= Available data =
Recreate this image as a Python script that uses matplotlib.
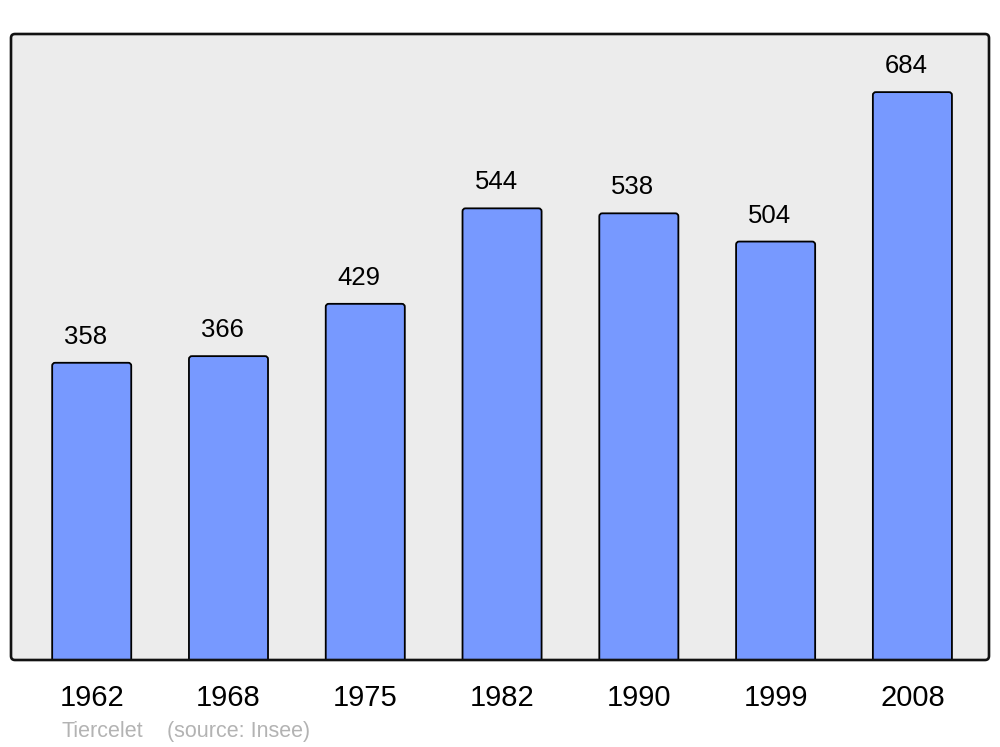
import matplotlib
matplotlib.use("Agg")
import matplotlib.pyplot as plt
from matplotlib.patches import FancyBboxPatch

plt.rcParams['font.family'] = ['Liberation Sans', 'DejaVu Sans']

years = ["1962", "1968", "1975", "1982", "1990", "1999", "2008"]
population = [358, 366, 429, 544, 538, 504, 684]
commune = "Tiercelet"
source = "(source: Insee)"

bar_color = "#7799ff"
bg_color = "#ececec"

fig = plt.figure(figsize=(10, 7.47), dpi=100)
ax = fig.add_axes([0.011, 1 - 660 / 747, 0.978, 626 / 747])
ax.set_facecolor(bg_color)

ymax = 754
xlim = (-0.59, 6.56)
ax.set_xlim(*xlim)
ax.set_ylim(0, ymax)

width = 0.578
ax_w_px = 978
ax_h_px = 626
px_per_x = ax_w_px / (xlim[1] - xlim[0])
px_per_y = ax_h_px / ymax
r_px = 3.0
aspect = px_per_x / px_per_y

for i, v in enumerate(population):
    p = FancyBboxPatch((i - width / 2, -20), width, v + 20,
                       boxstyle=f"round,pad=0,rounding_size={r_px / px_per_x}",
                       mutation_aspect=aspect,
                       facecolor=bar_color, edgecolor="black", linewidth=1.3,
                       zorder=2)
    ax.add_patch(p)
    ax.annotate(str(v), (i, v), xytext=(-6, 19), textcoords="offset pixels",
                ha="center", va="baseline", fontsize=18.5, color="black", zorder=3)

ax.set_xticks(range(len(years)))
ax.set_xticklabels(years, fontsize=21)
ax.tick_params(axis="x", length=0, pad=17)
ax.set_yticks([])
for s in ax.spines.values():
    s.set_visible(False)

frame = FancyBboxPatch((0, 0), 1, 1, transform=ax.transAxes,
                       boxstyle=f"round,pad=0,rounding_size={4 / ax_w_px}",
                       mutation_aspect=ax_w_px / ax_h_px,
                       facecolor="none", edgecolor="#111111", linewidth=1.9,
                       clip_on=False, zorder=5)
ax.add_patch(frame)

fig.text(61 / 1000, 1 - 737 / 747, commune, fontsize=15.5, color="#b3b3b3", va="baseline")
fig.text(167 / 1000, 1 - 737 / 747, source, fontsize=15.5, color="#b3b3b3", va="baseline")

fig.savefig("out.png", dpi=100)
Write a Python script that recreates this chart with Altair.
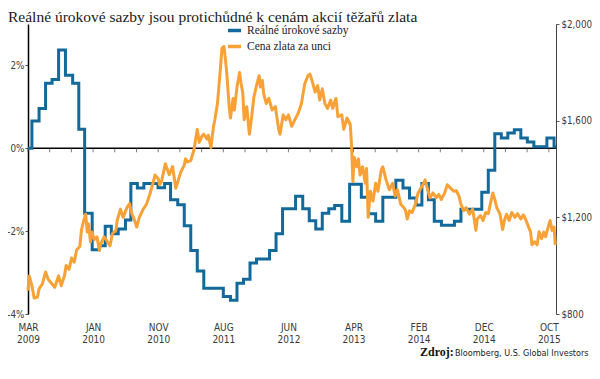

= Exercise instructions =
Report back each line of the entries that holds the string "script".

= Answer below =
Recreate this image as a Python script that uses matplotlib.
Write a Python script that recreates this chart with Altair.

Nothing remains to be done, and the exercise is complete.